Jonathan C Dickinson said...

I thought about a language where everything is a list (like JavaScript+jQuery - which I hate). An operation on a 'null' (empty list) just becomes a nop (which is mathematically correct, no?). A VM/Compiler designed for this from the ground-up could probably do a good job at it.

John Lonergan said...

re "In practice, outside of learning, I've never ever gotten the equivelent
of an NPE by abusing Haskell's fromJust or Scala's Option#get, not even
in testing."

Just seen the equiv of an NPE in prod due to an unchecked Option.get

Path to this event was a refactoring that made a field optional and the programmer just added a get in a load of places without thinking - not clever - but for me I'd rather have a non-null ref type in the language. (What's the plans for the NotNull trait in scala?)

Anyway, back in my C++ days I never saw an NPE in prod because we used reference types (typically refs to const) everywhere - use of pointers was restricted to a few specific interface modules that maintained by more skilled staff. Whilst it is possible to create a null ref in C++ one has to do a simple but non-obvious contortion to achieve it.

Paulcc Two said...

Excellent response to the original article! 

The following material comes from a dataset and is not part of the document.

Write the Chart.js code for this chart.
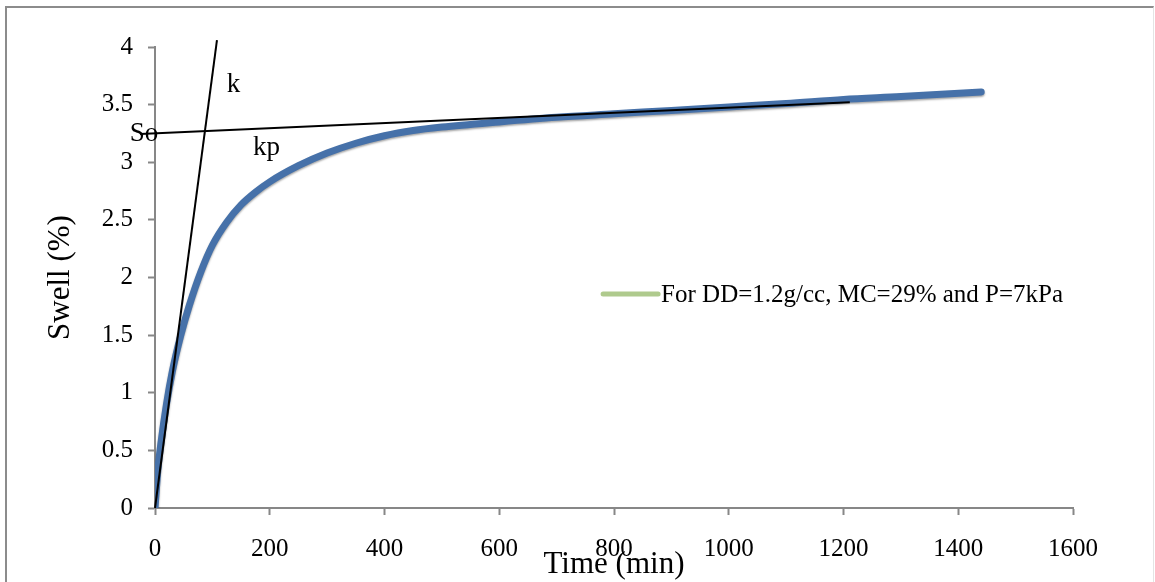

One detail that needs more prominence, imho, is what the Maybe/Option type is representing inside the code. It is explicitly indicating that a value may or may not be there, and that it's up to the caller to act accordingly. 

With null etc, this detail is implicit and it's up to the programmer to decide and/or remember to deal with it. 

On a less important point: Haskell compilers can eliminate some of the overheads through inlining, deforestation, and other techniques, so performance isn't as bad as some people assume.  I'd willingly trade a bit of overhead for a lot more confidence in the code not throwing a NPE!